Under Section 420 of that 1990 law, an employer can transfer surplus pension plan assets to special retiree health care accounts. Such transfers are allowed as long as several conditions are met: The pension plan remains at least 125% funded; plan participants’ accrued benefits are immediately and fully vested; and employers, through a “maintenance of cost” requirement, do not reduce their expenditures for retiree health care coverage for five years after the transfer occurs. Failure to meet those conditions after a transfer results in substantial penalties.

The measure, H.R. 3236, earlier approved by Congress, extends the scheduled expiration date from the end of 2021 to year-end 2025. The broader bill to which the pension plan asset transfer provision is included, extends federal funding of highway projects through the end of October.

It isn’t known how many employers currently utilize Section 420 transfers, but experts estimated more than a decade ago that roughly 50 to 100 employers a year used Section 420 transfers.

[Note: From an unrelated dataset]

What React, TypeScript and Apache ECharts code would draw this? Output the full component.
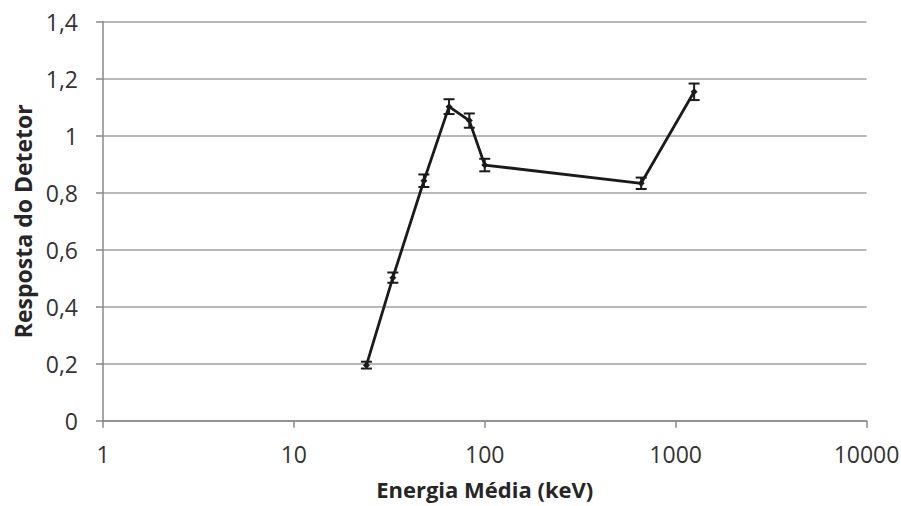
import React, { useEffect, useRef } from "react";
import * as echarts from "echarts";

const energies = [24, 33, 48, 65, 83, 100, 660, 1250];
const responses = [0.195, 0.502, 0.842, 1.102, 1.053, 0.897, 0.833, 1.154];
const errors = [0.012, 0.018, 0.022, 0.026, 0.025, 0.022, 0.02, 0.029];
const xTitle = "Energia Média (keV)";
const yTitle = "Resposta do Detetor";

const FONT = "'Open Sans', 'DejaVu Sans', sans-serif";
const AXIS_COLOR = "#888888";
const GRID_COLOR = "#a0a0a0";

export default function App() {
  const ref = useRef<HTMLDivElement>(null);

  useEffect(() => {
    if (!ref.current) return;
    const chart = echarts.init(ref.current, undefined, { renderer: "svg" });

    const linePoints = energies.map((e, i) => [e, responses[i]]);
    const errData = energies.map((e, i) => [e, responses[i] - errors[i], responses[i] + errors[i]]);

    const fmtY = (v: number) => {
      if (Math.abs(v - Math.round(v)) < 1e-9) return String(Math.round(v));
      return v.toFixed(1).replace(".", ",");
    };

    chart.setOption({
      animation: false,
      backgroundColor: "#ffffff",
      grid: {
        left: 103,
        right: 34.5,
        top: 21.7,
        bottom: 85.3,
        containLabel: false,
        outerBoundsMode: "none",
      },
      xAxis: {
        type: "log",
        logBase: 10,
        min: 1,
        max: 10000,
        name: xTitle,
        nameLocation: "middle",
        nameGap: 57,
        nameTextStyle: { fontFamily: FONT, fontSize: 22, fontWeight: "bold", color: "#262626" },
        axisLine: { show: true, lineStyle: { color: AXIS_COLOR, width: 1.5 } },
        axisTick: { show: true, length: 7, lineStyle: { color: AXIS_COLOR, width: 1.5 } },
        minorTick: { show: false },
        splitLine: { show: false },
        axisLabel: {
          fontFamily: FONT,
          fontSize: 23,
          color: "#333333",
          margin: 22,
          formatter: (v: number) => String(Math.round(v)),
        },
      },
      yAxis: {
        type: "value",
        min: 0,
        max: 1.4,
        interval: 0.2,
        name: yTitle,
        nameLocation: "middle",
        nameRotate: 90,
        nameGap: 69,
        nameTextStyle: { fontFamily: FONT, fontSize: 23, fontWeight: "bold", color: "#262626" },
        axisLine: { show: true, lineStyle: { color: AXIS_COLOR, width: 1.5 } },
        axisTick: { show: true, length: 7, lineStyle: { color: AXIS_COLOR, width: 1.5 } },
        splitLine: { show: true, lineStyle: { color: GRID_COLOR, width: 1.5 } },
        axisLabel: {
          fontFamily: FONT,
          fontSize: 23,
          color: "#333333",
          margin: 25,
          formatter: fmtY,
        },
      },
      series: [
        {
          type: "line",
          data: linePoints,
          symbol: "diamond",
          symbolSize: 7,
          showSymbol: true,
          lineStyle: { color: "#1a1a1a", width: 2.8 },
          itemStyle: { color: "#1a1a1a" },
          z: 3,
        },
        {
          type: "custom",
          data: errData,
          z: 4,
          renderItem: (params: any, api: any) => {
            const x = api.value(0);
            const lo = api.coord([x, api.value(1)]);
            const hi = api.coord([x, api.value(2)]);
            const hw = 5.5;
            const style = { stroke: "#1a1a1a", lineWidth: 2 };
            return {
              type: "group",
              children: [
                { type: "line", shape: { x1: lo[0], y1: lo[1], x2: hi[0], y2: hi[1] }, style },
                { type: "line", shape: { x1: lo[0] - hw, y1: lo[1], x2: lo[0] + hw, y2: lo[1] }, style },
                { type: "line", shape: { x1: hi[0] - hw, y1: hi[1], x2: hi[0] + hw, y2: hi[1] }, style },
              ],
            };
          },
        },
      ],
    });

    return () => chart.dispose();
  }, []);

  return (
    <div
      ref={ref}
      style={{ position: "fixed", left: 0, top: 0, width: 901, height: 506, background: "#fff" }}
    />
  );
}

The congressional Joint Committee on Taxation estimated in a report released earlier this month that the Section 420 extension provision would raise a total of $172 million in federal revenues from 2022 through 2025.

That revenue would be the result of smaller tax-deductible employer expenses to pay for retiree health care expenses, since part of that tab would be paid for through the pension assets shifted into Section 420 accounts.